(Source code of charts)

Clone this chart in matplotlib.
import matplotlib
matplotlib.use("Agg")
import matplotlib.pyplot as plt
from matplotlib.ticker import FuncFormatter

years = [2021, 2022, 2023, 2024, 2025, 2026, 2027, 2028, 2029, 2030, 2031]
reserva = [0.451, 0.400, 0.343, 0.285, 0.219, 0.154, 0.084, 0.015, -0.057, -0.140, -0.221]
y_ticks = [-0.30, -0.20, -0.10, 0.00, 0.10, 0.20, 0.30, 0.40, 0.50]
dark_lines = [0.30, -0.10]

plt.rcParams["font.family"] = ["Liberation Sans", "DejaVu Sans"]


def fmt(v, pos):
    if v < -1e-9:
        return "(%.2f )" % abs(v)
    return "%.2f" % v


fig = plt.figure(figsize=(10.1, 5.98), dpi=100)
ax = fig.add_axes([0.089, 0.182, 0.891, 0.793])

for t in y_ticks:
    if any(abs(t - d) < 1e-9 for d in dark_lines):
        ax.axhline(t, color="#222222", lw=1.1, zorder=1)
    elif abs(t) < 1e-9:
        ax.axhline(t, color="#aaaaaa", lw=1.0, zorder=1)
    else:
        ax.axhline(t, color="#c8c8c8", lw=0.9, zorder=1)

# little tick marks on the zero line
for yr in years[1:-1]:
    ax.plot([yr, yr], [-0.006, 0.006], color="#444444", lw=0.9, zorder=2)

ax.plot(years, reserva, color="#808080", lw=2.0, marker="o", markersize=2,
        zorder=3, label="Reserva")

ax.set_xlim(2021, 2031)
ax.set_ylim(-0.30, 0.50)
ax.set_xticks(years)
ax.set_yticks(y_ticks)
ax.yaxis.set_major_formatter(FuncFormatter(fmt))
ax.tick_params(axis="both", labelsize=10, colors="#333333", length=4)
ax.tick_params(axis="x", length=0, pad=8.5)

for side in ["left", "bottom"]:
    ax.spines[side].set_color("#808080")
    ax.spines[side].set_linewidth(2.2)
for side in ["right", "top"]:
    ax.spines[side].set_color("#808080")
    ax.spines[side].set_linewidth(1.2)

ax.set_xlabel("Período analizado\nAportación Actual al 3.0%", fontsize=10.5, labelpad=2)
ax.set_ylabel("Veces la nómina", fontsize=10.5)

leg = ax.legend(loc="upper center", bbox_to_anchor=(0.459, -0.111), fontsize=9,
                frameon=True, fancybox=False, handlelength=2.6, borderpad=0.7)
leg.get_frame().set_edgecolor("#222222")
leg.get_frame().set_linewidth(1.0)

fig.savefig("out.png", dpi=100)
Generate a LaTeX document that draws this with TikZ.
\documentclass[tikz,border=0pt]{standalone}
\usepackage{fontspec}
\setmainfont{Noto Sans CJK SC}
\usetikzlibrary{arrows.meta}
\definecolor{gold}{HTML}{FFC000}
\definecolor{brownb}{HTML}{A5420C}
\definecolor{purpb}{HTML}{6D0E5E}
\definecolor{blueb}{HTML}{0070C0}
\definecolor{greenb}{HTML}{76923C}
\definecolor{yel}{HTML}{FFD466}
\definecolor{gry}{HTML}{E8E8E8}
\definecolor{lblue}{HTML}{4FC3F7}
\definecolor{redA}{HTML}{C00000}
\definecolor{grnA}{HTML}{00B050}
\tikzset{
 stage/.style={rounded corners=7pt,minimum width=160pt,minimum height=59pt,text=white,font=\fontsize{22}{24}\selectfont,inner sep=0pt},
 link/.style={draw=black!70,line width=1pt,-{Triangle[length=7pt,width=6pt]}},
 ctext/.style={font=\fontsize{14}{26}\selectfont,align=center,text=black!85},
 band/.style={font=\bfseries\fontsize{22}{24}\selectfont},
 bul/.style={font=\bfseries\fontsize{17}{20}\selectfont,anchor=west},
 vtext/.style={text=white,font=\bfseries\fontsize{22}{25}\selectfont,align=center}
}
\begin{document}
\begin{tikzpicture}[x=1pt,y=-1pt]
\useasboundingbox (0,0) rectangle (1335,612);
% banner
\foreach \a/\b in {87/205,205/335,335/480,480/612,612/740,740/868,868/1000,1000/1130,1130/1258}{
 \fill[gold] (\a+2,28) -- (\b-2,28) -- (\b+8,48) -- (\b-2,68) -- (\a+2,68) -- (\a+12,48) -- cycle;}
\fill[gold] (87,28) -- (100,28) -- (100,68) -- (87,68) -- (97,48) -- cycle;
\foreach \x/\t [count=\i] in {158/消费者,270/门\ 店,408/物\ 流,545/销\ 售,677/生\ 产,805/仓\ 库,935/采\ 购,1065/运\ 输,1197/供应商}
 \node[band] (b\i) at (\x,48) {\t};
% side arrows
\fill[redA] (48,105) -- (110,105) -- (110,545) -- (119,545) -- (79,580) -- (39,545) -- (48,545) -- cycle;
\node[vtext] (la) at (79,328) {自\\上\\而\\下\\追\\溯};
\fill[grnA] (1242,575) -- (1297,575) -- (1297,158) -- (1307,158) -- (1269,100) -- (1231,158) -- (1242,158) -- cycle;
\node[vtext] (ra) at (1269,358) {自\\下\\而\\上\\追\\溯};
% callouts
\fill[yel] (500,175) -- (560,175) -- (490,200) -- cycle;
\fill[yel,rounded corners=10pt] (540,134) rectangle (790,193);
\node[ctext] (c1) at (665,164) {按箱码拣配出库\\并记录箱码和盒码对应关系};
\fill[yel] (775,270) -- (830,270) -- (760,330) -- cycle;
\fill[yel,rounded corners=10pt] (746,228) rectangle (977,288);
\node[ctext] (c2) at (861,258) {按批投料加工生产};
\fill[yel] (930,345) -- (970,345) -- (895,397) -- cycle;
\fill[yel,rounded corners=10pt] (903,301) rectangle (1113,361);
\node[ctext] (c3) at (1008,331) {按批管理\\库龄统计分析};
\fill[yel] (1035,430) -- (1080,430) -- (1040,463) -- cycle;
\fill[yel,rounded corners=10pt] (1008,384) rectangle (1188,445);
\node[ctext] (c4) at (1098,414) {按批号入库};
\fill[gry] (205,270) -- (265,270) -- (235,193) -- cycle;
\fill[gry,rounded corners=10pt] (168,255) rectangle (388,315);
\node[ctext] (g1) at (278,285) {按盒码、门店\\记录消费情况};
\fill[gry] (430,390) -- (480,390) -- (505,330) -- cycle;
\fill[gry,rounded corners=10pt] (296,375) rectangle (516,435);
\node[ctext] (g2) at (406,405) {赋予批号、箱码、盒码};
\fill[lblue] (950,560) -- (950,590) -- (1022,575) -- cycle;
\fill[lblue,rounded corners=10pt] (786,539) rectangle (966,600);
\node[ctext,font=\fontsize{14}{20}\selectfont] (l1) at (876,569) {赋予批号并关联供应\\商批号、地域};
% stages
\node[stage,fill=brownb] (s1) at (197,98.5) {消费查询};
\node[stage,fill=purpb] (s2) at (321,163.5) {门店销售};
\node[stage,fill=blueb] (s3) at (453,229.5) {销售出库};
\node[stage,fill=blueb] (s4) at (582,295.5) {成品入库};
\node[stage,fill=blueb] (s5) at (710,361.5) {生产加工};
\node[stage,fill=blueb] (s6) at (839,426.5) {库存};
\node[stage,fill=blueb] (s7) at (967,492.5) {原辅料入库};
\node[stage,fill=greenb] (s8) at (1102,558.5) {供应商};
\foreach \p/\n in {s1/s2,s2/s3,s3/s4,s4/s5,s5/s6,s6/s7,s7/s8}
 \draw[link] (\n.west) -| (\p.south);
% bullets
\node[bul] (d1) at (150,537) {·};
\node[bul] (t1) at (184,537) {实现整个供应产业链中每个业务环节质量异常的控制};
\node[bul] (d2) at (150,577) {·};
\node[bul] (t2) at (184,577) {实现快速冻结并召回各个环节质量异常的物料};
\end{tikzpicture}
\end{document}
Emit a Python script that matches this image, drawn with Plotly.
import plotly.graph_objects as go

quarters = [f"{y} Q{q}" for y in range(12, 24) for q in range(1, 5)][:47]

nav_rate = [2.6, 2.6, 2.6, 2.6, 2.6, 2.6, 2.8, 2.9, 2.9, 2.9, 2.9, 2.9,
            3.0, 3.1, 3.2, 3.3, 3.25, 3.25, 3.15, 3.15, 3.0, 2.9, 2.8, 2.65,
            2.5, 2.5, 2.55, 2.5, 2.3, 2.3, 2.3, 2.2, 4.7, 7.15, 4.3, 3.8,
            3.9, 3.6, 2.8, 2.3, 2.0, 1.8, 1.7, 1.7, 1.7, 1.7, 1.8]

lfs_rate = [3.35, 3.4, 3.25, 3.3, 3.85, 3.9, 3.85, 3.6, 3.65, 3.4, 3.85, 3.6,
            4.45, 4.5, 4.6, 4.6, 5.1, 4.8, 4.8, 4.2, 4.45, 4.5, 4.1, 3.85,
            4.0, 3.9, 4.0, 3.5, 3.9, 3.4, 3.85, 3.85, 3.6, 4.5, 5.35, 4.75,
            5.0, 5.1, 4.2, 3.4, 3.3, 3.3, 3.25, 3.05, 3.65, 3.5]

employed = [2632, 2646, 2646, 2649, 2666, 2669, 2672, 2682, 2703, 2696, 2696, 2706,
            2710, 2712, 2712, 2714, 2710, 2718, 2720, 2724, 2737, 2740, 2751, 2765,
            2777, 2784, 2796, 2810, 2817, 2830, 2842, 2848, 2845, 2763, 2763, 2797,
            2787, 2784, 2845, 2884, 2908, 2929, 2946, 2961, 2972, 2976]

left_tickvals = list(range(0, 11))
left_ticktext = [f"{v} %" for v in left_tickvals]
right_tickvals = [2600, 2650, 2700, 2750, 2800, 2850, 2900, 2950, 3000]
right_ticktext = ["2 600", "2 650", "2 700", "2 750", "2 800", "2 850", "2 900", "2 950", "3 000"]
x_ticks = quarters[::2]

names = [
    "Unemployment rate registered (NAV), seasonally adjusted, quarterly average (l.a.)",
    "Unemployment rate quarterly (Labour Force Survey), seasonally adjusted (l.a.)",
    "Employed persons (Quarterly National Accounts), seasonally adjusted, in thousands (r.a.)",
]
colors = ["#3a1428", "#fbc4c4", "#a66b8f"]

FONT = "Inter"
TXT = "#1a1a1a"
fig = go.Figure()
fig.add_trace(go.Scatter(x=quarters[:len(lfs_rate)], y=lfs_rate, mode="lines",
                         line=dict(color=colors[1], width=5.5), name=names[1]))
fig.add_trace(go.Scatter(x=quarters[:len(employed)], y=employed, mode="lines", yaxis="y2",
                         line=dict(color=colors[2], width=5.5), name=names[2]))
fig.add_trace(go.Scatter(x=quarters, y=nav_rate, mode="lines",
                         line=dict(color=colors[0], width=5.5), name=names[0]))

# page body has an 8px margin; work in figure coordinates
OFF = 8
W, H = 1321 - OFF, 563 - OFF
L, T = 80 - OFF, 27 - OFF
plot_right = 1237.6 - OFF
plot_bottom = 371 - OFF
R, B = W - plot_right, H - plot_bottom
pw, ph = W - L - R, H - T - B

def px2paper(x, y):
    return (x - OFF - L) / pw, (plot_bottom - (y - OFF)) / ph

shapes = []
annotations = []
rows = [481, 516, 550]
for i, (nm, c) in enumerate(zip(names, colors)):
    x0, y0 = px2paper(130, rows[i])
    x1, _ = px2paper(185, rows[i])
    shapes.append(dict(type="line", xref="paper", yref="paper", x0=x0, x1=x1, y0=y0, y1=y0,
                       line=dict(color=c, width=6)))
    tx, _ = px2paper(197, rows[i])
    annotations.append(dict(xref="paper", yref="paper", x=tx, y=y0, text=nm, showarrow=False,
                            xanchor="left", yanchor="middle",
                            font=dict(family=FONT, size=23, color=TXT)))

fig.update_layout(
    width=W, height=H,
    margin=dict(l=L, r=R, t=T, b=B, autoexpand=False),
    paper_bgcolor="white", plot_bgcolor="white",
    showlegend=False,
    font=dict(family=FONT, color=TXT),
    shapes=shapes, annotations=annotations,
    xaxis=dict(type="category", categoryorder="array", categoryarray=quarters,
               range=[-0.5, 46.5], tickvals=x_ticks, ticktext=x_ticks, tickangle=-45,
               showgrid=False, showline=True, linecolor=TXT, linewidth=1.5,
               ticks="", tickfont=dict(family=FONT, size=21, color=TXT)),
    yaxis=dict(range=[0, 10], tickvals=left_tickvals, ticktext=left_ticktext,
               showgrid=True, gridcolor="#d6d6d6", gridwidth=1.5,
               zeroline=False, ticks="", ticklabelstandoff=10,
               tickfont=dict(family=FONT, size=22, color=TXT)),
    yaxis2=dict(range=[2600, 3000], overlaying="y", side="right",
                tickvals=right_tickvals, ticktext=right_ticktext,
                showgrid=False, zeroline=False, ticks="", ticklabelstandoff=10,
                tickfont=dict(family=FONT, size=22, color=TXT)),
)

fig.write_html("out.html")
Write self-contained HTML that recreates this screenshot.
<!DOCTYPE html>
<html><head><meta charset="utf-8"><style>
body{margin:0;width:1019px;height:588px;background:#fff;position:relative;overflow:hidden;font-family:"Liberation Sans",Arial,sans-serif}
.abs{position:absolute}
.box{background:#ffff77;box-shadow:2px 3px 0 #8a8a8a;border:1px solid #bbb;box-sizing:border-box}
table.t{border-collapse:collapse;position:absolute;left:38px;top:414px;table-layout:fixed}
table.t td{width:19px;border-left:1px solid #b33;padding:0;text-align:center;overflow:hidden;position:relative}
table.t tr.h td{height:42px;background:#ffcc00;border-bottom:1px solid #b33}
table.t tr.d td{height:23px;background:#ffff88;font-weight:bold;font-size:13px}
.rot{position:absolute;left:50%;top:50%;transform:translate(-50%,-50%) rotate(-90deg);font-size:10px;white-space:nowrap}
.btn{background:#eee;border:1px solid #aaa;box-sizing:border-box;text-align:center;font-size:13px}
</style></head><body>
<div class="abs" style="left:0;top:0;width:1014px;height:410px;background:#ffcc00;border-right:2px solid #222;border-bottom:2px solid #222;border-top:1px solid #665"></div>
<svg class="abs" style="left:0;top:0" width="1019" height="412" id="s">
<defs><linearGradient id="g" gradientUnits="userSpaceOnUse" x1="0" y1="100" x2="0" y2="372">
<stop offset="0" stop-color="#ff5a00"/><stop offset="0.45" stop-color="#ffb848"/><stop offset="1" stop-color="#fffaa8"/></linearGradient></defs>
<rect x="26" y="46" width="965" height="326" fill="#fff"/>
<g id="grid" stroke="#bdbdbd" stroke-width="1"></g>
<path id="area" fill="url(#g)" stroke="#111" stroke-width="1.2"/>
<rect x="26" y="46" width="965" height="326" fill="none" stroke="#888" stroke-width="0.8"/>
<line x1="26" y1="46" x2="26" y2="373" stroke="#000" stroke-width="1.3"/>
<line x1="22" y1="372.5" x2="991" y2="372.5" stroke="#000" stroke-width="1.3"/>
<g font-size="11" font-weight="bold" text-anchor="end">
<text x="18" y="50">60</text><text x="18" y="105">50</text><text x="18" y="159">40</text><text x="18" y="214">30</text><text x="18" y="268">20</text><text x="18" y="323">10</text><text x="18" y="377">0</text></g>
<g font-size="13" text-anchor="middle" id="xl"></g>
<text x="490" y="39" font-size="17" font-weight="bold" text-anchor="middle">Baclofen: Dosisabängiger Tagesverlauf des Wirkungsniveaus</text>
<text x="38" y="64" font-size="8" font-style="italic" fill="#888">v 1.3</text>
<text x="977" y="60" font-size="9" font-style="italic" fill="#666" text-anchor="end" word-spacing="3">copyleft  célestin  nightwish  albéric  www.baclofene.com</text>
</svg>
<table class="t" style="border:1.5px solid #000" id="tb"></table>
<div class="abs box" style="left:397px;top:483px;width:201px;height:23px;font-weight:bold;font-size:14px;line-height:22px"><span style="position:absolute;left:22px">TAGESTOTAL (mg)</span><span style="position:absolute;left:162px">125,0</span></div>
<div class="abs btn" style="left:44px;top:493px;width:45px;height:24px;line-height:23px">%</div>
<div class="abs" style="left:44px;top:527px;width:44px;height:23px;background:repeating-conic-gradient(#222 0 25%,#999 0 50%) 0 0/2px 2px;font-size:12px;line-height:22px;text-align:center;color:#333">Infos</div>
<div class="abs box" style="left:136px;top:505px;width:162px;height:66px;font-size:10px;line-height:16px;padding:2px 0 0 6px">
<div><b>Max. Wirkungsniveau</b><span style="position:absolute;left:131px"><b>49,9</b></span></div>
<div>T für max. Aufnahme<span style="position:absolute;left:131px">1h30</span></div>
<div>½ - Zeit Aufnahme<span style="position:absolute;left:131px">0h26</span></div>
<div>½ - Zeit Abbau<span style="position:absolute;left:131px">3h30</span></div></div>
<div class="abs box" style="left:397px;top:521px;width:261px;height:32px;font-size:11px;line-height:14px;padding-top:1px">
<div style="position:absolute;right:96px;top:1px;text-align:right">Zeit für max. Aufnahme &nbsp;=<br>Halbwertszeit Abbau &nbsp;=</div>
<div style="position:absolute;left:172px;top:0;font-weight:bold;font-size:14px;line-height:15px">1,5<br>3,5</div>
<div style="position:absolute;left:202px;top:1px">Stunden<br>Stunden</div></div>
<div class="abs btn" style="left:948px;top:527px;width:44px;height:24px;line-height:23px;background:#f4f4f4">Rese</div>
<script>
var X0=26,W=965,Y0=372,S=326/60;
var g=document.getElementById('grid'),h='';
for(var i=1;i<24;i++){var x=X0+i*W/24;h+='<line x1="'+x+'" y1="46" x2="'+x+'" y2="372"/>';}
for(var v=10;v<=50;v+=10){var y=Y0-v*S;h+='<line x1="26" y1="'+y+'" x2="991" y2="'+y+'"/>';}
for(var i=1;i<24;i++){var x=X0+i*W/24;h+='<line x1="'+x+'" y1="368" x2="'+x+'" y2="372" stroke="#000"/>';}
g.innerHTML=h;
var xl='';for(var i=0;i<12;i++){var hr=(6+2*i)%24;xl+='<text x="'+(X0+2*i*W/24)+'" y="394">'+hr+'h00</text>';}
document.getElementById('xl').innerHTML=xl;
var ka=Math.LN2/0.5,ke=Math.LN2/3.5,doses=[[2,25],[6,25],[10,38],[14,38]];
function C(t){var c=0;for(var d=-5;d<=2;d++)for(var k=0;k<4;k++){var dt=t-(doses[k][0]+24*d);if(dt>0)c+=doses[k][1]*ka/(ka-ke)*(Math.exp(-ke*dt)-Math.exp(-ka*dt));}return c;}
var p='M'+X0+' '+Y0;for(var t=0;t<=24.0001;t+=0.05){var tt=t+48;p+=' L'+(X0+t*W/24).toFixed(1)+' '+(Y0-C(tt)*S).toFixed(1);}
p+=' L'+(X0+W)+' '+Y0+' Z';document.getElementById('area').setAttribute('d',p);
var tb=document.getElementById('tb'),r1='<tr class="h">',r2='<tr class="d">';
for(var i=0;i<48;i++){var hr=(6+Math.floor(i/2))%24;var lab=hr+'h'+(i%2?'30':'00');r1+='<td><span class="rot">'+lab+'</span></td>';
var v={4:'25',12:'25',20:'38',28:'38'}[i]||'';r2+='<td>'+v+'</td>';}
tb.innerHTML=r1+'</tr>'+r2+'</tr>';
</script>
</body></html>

Written task: Reproduce verbatim only this range: the first line of the material through the line that contains "dark_lines = [0.30, -0.10]", inclusive.

Solved problem:
Clone this chart in matplotlib.
import matplotlib
matplotlib.use("Agg")
import matplotlib.pyplot as plt
from matplotlib.ticker import FuncFormatter

years = [2021, 2022, 2023, 2024, 2025, 2026, 2027, 2028, 2029, 2030, 2031]
reserva = [0.451, 0.400, 0.343, 0.285, 0.219, 0.154, 0.084, 0.015, -0.057, -0.140, -0.221]
y_ticks = [-0.30, -0.20, -0.10, 0.00, 0.10, 0.20, 0.30, 0.40, 0.50]
dark_lines = [0.30, -0.10]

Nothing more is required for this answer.